# Exercise input
★ ★ ★
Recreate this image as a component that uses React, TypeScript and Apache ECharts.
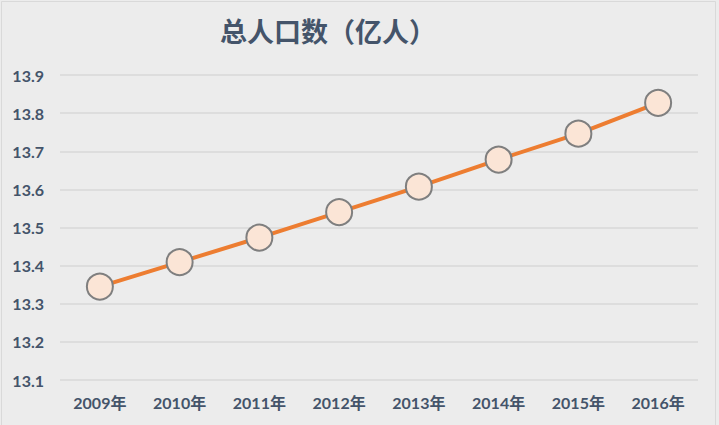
★ ★ ★
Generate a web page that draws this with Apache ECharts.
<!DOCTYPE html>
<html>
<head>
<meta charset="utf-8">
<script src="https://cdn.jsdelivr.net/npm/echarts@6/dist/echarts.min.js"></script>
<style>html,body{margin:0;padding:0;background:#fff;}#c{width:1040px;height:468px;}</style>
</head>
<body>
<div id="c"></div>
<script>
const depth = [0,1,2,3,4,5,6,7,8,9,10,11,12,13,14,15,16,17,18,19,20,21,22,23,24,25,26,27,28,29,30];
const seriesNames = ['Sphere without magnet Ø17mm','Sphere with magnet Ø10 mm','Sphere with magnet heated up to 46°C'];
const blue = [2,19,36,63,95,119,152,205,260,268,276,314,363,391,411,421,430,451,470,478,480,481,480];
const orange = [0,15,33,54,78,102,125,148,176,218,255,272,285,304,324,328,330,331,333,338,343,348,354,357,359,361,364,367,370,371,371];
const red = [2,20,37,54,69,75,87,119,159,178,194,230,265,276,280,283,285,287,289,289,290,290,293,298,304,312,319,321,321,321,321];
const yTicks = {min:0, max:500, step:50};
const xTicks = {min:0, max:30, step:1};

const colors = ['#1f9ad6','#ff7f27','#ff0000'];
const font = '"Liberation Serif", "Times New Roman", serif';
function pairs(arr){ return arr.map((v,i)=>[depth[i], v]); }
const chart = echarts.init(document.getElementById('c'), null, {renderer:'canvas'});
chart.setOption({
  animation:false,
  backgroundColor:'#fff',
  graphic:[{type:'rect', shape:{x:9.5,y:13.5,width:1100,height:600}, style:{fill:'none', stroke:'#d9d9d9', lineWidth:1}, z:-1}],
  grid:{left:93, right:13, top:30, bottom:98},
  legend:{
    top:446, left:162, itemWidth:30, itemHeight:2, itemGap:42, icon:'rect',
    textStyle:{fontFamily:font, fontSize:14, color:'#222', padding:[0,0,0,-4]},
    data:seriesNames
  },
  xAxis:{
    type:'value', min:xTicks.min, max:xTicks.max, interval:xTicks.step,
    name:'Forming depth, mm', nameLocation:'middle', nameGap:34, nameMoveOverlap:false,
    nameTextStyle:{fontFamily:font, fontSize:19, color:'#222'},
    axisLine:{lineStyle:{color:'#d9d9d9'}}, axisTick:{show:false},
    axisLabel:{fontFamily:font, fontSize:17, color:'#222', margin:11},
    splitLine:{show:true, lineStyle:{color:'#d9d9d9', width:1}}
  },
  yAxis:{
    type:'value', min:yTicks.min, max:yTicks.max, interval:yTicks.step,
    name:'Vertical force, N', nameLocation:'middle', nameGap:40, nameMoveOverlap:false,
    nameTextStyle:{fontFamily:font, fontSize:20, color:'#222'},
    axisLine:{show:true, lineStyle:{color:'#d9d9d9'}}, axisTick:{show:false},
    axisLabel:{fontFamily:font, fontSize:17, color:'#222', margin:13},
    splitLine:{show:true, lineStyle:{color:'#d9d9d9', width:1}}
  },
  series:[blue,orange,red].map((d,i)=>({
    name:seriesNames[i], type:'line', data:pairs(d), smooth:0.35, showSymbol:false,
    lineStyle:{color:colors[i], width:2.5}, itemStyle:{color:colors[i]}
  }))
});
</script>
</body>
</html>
★ ★ ★
# Written request
In the entries above, some lines may contain the string "this"; report how many, without additional comment.

# Solution
2